Elinde “adalet” pankartı ile yürüyen ve 2 milyon kişi alır denen meydana sığmayan toplum kesimleri ile 15 temmuzu anmak için meydanlarda demokrasi nöbeti tutan milyonlar, birbirinin karşıtı asla değildir (!) ÖNCE BUNU ANLAMAMIZ GEREKMİYOR MU?
Demokrasi olmadan adalet olur mu, peki adalet olmadan demokrasi yaşayabilir mi? Demokrasiye de adalete de dört elle sarılmamız gerekmiyor mu?

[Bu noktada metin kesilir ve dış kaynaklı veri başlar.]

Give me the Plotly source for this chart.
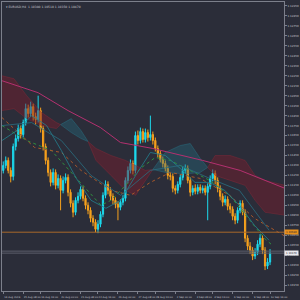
import plotly.graph_objects as go

# ---------------- data ----------------
symbol_title = "EURUSD,H4  1.10380 1.10510 1.10350 1.10470"
first_open = 1.1130
close = [1.1135, 1.1140, 1.1130, 1.1124, 1.1154, 1.1162, 1.1172, 1.1166, 1.1178, 1.1192,
         1.1187, 1.1194, 1.1184, 1.1181, 1.1190, 1.1172, 1.1154, 1.1140, 1.1128, 1.1118,
         1.1128, 1.1115, 1.1122, 1.1110, 1.1120, 1.1123, 1.1108, 1.1097, 1.1088, 1.1100,
         1.1104, 1.1111, 1.1102, 1.1095, 1.1090, 1.1082, 1.1078, 1.1071, 1.1076, 1.1086,
         1.1105, 1.1116, 1.1110, 1.1104, 1.1100, 1.1096, 1.1093, 1.1098, 1.1102, 1.1120,
         1.1130, 1.1137, 1.1130, 1.1165, 1.1160, 1.1169, 1.1161, 1.1168, 1.1163, 1.1166,
         1.1160, 1.1152, 1.1147, 1.1141, 1.1137, 1.1132, 1.1125, 1.1124, 1.1112, 1.1110,
         1.1116, 1.1123, 1.1130, 1.1132, 1.1120, 1.1108, 1.1112, 1.1109, 1.1113, 1.1110,
         1.1112, 1.1108, 1.1114, 1.1122, 1.1127, 1.1120, 1.1112, 1.1104, 1.1098, 1.1101,
         1.1094, 1.1091, 1.1084, 1.1080, 1.1090, 1.1097, 1.1088, 1.1062, 1.1054, 1.1050,
         1.1044, 1.1048, 1.1056, 1.1062, 1.1050, 1.1034, 1.1038, 1.1047]
high = [1.1139, 1.1144, 1.1143, 1.1133, 1.1157, 1.1166, 1.1176, 1.1175, 1.1181, 1.1197,
        1.1196, 1.1199, 1.1197, 1.1188, 1.1205, 1.1193, 1.1175, 1.1157, 1.1143, 1.1131,
        1.1132, 1.1131, 1.1126, 1.1125, 1.1124, 1.1127, 1.1126, 1.1111, 1.1100, 1.1103,
        1.1108, 1.1114, 1.1114, 1.1105, 1.1098, 1.1093, 1.1085, 1.1081, 1.1080, 1.1089,
        1.1108, 1.1120, 1.1119, 1.1113, 1.1107, 1.1103, 1.1099, 1.1101, 1.1105, 1.1123,
        1.1134, 1.1141, 1.1140, 1.1169, 1.1170, 1.1173, 1.1172, 1.1172, 1.1171, 1.1185,
        1.1169, 1.1163, 1.1155, 1.1150, 1.1144, 1.1140, 1.1135, 1.1128, 1.1127, 1.1115,
        1.1119, 1.1126, 1.1134, 1.1136, 1.1135, 1.1123, 1.1115, 1.1116, 1.1116, 1.1116,
        1.1115, 1.1115, 1.1117, 1.1125, 1.1131, 1.1130, 1.1123, 1.1115, 1.1107, 1.1105,
        1.1104, 1.1097, 1.1094, 1.1087, 1.1093, 1.1100, 1.1100, 1.1091, 1.1065, 1.1058,
        1.1053, 1.1052, 1.1060, 1.1066, 1.1065, 1.1053, 1.1042, 1.1051]
low = [1.1127, 1.1132, 1.1127, 1.1118, 1.1120, 1.1150, 1.1159, 1.1162, 1.1163, 1.1175,
       1.1183, 1.1184, 1.1180, 1.1176, 1.1178, 1.1168, 1.1150, 1.1136, 1.1124, 1.1114,
       1.1115, 1.1111, 1.1112, 1.1090, 1.1107, 1.1117, 1.1104, 1.1093, 1.1083, 1.1085,
       1.1097, 1.1101, 1.1099, 1.1091, 1.1086, 1.1078, 1.1074, 1.1068, 1.1067, 1.1073,
       1.1083, 1.1102, 1.1106, 1.1100, 1.1096, 1.1092, 1.1080, 1.1090, 1.1095, 1.1099,
       1.1117, 1.1127, 1.1126, 1.1127, 1.1156, 1.1157, 1.1158, 1.1158, 1.1159, 1.1160,
       1.1156, 1.1149, 1.1143, 1.1138, 1.1133, 1.1129, 1.1121, 1.1120, 1.1108, 1.1106,
       1.1107, 1.1113, 1.1120, 1.1127, 1.1117, 1.1104, 1.1105, 1.1106, 1.1106, 1.1107,
       1.1107, 1.1105, 1.1080, 1.1111, 1.1119, 1.1116, 1.1108, 1.1100, 1.1094, 1.1095,
       1.1090, 1.1087, 1.1080, 1.1076, 1.1077, 1.1087, 1.1085, 1.1058, 1.1050, 1.1046,
       1.1040, 1.1041, 1.1045, 1.1053, 1.1046, 1.1030, 1.1031, 1.1035]

# Ichimoku cloud (Senkou span A / B) sampled at bar positions
cloud_x = [-0.5, 4.3, 9.4, 15.4, 21.3, 23.0, 27.3, 31.2, 34.0, 37.2, 43.2, 49.1, 53.1, 57.0,
           60.0, 65, 71, 75, 79, 82.0, 85, 91, 97, 101, 105, 113]
span_a = [1.1190, 1.1192, 1.1182, 1.1175, 1.1172, 1.1176, 1.1182, 1.1170, 1.1159, 1.1140,
          1.1125, 1.1110, 1.1105, 1.1120, 1.1131, 1.1148, 1.1155, 1.1157, 1.1142, 1.1133,
          1.1125, 1.1120, 1.1115, 1.1100, 1.1088, 1.1085]
span_b = [1.1225, 1.1222, 1.1205, 1.1188, 1.1178, 1.1176, 1.1168, 1.1162, 1.1159, 1.1152,
          1.1145, 1.1140, 1.1135, 1.1130, 1.1131, 1.1128, 1.1127, 1.1127, 1.1128, 1.1133,
          1.1145, 1.1145, 1.1140, 1.1125, 1.1120, 1.1115]

ma_slow_x = [-0.5, 14, 26, 39, 47, 60, 80, 95, 107, 113]
ma_slow = [1.1220, 1.1208, 1.1190, 1.1173, 1.1158, 1.1152, 1.1140, 1.1130, 1.1118, 1.1112]

ma_green_x = [-0.5, 9.4, 19.3, 29.3, 39.2, 43.2, 49.1, 55, 61, 67, 74.9, 82.8, 90.8, 98.7, 104.7, 107.4]
ma_green = [1.1175, 1.1160, 1.1150, 1.1122, 1.1095, 1.1100, 1.1115, 1.1132, 1.1143, 1.1140,
            1.1130, 1.1120, 1.1105, 1.1080, 1.1062, 1.1056]

ma_orange_x = [-0.5, 12.6, 23.3, 31.2, 43.2, 51.1, 59, 67, 78.9, 90.8, 100.7, 113]
ma_orange = [1.1183, 1.1153, 1.1148, 1.1130, 1.1110, 1.1105, 1.1118, 1.1128, 1.1122, 1.1105,
             1.1082, 1.1064]

tenkan_x = [-0.5, 5.5, 11.4, 17.4, 23.3, 29.3, 35.2, 41.2, 47.1, 53.1, 59, 65, 71, 76.9,
            82.8, 88.8, 94.7, 100.7, 106.6]
tenkan = [1.1160, 1.1170, 1.1185, 1.1175, 1.1150, 1.1122, 1.1100, 1.1092, 1.1100, 1.1125,
          1.1148, 1.1145, 1.1132, 1.1118, 1.1118, 1.1110, 1.1095, 1.1075, 1.1060]

kijun_x = [-0.5, 11.4, 23.3, 35.2, 47.1, 59, 71, 82.8, 94.7, 106.6]
kijun = [1.1175, 1.1178, 1.1160, 1.1125, 1.1105, 1.1130, 1.1135, 1.1122, 1.1110, 1.1070]

level_price = 1.1068
bid_price = 1.1047
ask_price = 1.1049

time_tick_bars = [0, 8, 15, 23, 31, 38, 46, 54, 61, 69, 77, 84, 92, 100, 107]
time_tick_text = ["14 Aug 2019", "15 Aug 08:00", "16 Aug 16:00", "20 Aug 00:00", "21 Aug 08:00",
                  "22 Aug 16:00", "26 Aug 00:00", "27 Aug 08:00", "28 Aug 16:00", "2 Sep 00:00",
                  "3 Sep 08:00", "4 Sep 16:00", "6 Sep 00:00", "9 Sep 08:00", "10 Sep 16:00"]

# ---------------- styles ----------------
BG = "#2b2d39"
CYAN = "#1cd9ec"
ORANGE = "#f6a11d"
AXIS = "#7c7f8b"
TXT = "#c9cad2"

bars = list(range(len(close)))
open_ = [first_open] + close[:-1]

fig = go.Figure()

# cloud segments
segs = []
cur = [0]
for i in range(1, len(cloud_x)):
    cur.append(i)
    if span_a[i] == span_b[i] and i < len(cloud_x) - 1:
        segs.append(cur)
        cur = [i]
segs.append(cur)
for seg in segs:
    diff = [span_b[k] - span_a[k] for k in seg if span_b[k] != span_a[k]]
    red = diff and diff[0] > 0
    fillc = "rgba(125,28,45,0.45)" if red else "rgba(35,115,135,0.35)"
    linec = "rgba(140,40,55,0.7)" if red else "rgba(40,120,140,0.7)"
    xs = [cloud_x[k] for k in seg]
    fig.add_trace(go.Scatter(x=xs, y=[span_b[k] for k in seg], mode="lines",
                             line=dict(color=linec, width=0.6), hoverinfo="skip", showlegend=False))
    fig.add_trace(go.Scatter(x=xs, y=[span_a[k] for k in seg], mode="lines", fill="tonexty",
                             fillcolor=fillc, line=dict(color=linec, width=0.6),
                             hoverinfo="skip", showlegend=False))

fig.add_trace(go.Scatter(x=ma_slow_x, y=ma_slow, mode="lines",
                         line=dict(color="#b3306f", width=1), hoverinfo="skip", showlegend=False))
fig.add_trace(go.Scatter(x=ma_green_x, y=ma_green, mode="lines",
                         line=dict(color="#2f8f3f", width=1, dash="dot"), hoverinfo="skip", showlegend=False))
fig.add_trace(go.Scatter(x=ma_orange_x, y=ma_orange, mode="lines",
                         line=dict(color="#a8582a", width=1, dash="dot"), hoverinfo="skip", showlegend=False))
fig.add_trace(go.Scatter(x=tenkan_x, y=tenkan, mode="lines",
                         line=dict(color="#23808f", width=0.8), hoverinfo="skip", showlegend=False))
fig.add_trace(go.Scatter(x=kijun_x, y=kijun, mode="lines",
                         line=dict(color="#2a6f80", width=0.8), hoverinfo="skip", showlegend=False))

fig.add_trace(go.Candlestick(
    x=bars, open=open_, high=high, low=low, close=close,
    increasing=dict(line=dict(color=CYAN, width=1), fillcolor=CYAN),
    decreasing=dict(line=dict(color=ORANGE, width=1), fillcolor=ORANGE),
    whiskerwidth=0, hoverinfo="skip", showlegend=False))

# horizontal levels
fig.add_shape(type="line", xref="paper", x0=0, x1=1, yref="y", y0=level_price, y1=level_price,
              line=dict(color="#a8682a", width=1))
for p in (bid_price, ask_price):
    fig.add_shape(type="line", xref="paper", x0=0, x1=1, yref="y", y0=p, y1=p,
                  line=dict(color="#5b5e6b", width=1))

fig.add_annotation(xref="paper", x=1, xanchor="left", yref="y", y=level_price,
                   text=f"{level_price:.5f}", showarrow=False, bgcolor="#e8901c",
                   font=dict(size=2.6, color="#2b2d39", family="DejaVu Sans"),
                   width=13, height=4, borderpad=0)
fig.add_annotation(xref="paper", x=1, xanchor="left", yref="y", y=bid_price,
                   text=f"{bid_price:.5f}", showarrow=False, bgcolor="#e8e8ec",
                   font=dict(size=2.6, color="#2b2d39", family="DejaVu Sans"),
                   width=13, height=4, borderpad=0)

fig.add_annotation(xref="paper", yref="paper", x=0.008, y=0.995, xanchor="left", yanchor="top",
                   text="▾ " + symbol_title, showarrow=False,
                   font=dict(size=3, color=TXT, family="DejaVu Sans"))

fig.update_layout(
    width=300, height=300,
    margin=dict(l=1, r=14, t=1, b=9),
    paper_bgcolor=BG, plot_bgcolor=BG,
    showlegend=False,
    xaxis=dict(range=[-0.5, 112.6], showgrid=False, zeroline=False, showline=True, mirror=True,
               linecolor=AXIS, linewidth=1, tickmode="array", tickvals=time_tick_bars,
               ticktext=time_tick_text, ticks="outside", ticklen=2, tickcolor=AXIS, tickangle=0,
               tickfont=dict(size=2.5, color=TXT, family="DejaVu Sans"), ticklabelshift=9,
               ticklabelstandoff=1, rangeslider=dict(visible=False), fixedrange=True),
    yaxis=dict(range=[1.1009, 1.1299], side="right", showgrid=False, zeroline=False,
               showline=True, mirror=True, linecolor=AXIS, linewidth=1,
               tick0=1.1295, dtick=0.001, tickformat=".5f", ticks="outside", ticklen=2,
               tickcolor=AXIS, tickfont=dict(size=2.7, color=TXT, family="DejaVu Sans"),
               ticklabelstandoff=0, fixedrange=True),
)

fig.write_html("out.html")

Bunun içinde, enerjimizi, bir birimizle didişmek yerine, ayrışmak yerine, anlamaya çalışarak ve hatalarımızdan ders almak için kullanalım. Kendi ellerimizle birbirimizi ötekileştirmek yerine, yanımızdaki, yamacımızdakine elimizi uzatıp, sarılalım. Burası Türkiye, bizim, hepimizin ülkesi, buradan başka gidecek evimiz , yurdumuz yok.
15 Temmuz yıl dönümünde, tüm şehitleri, saygı ve rahmetle anıyorum.
Allah bu millete bir daha böyle acılar yaşatmasın.
Daha fazla demokrasi ve daha çok adalet olsun. Çocuklarımız korkudan uzak, güvenle ve huzur içinde yaşasınlar Türkiye’de. Ülke olarak da bir an önce normale dönelim artık.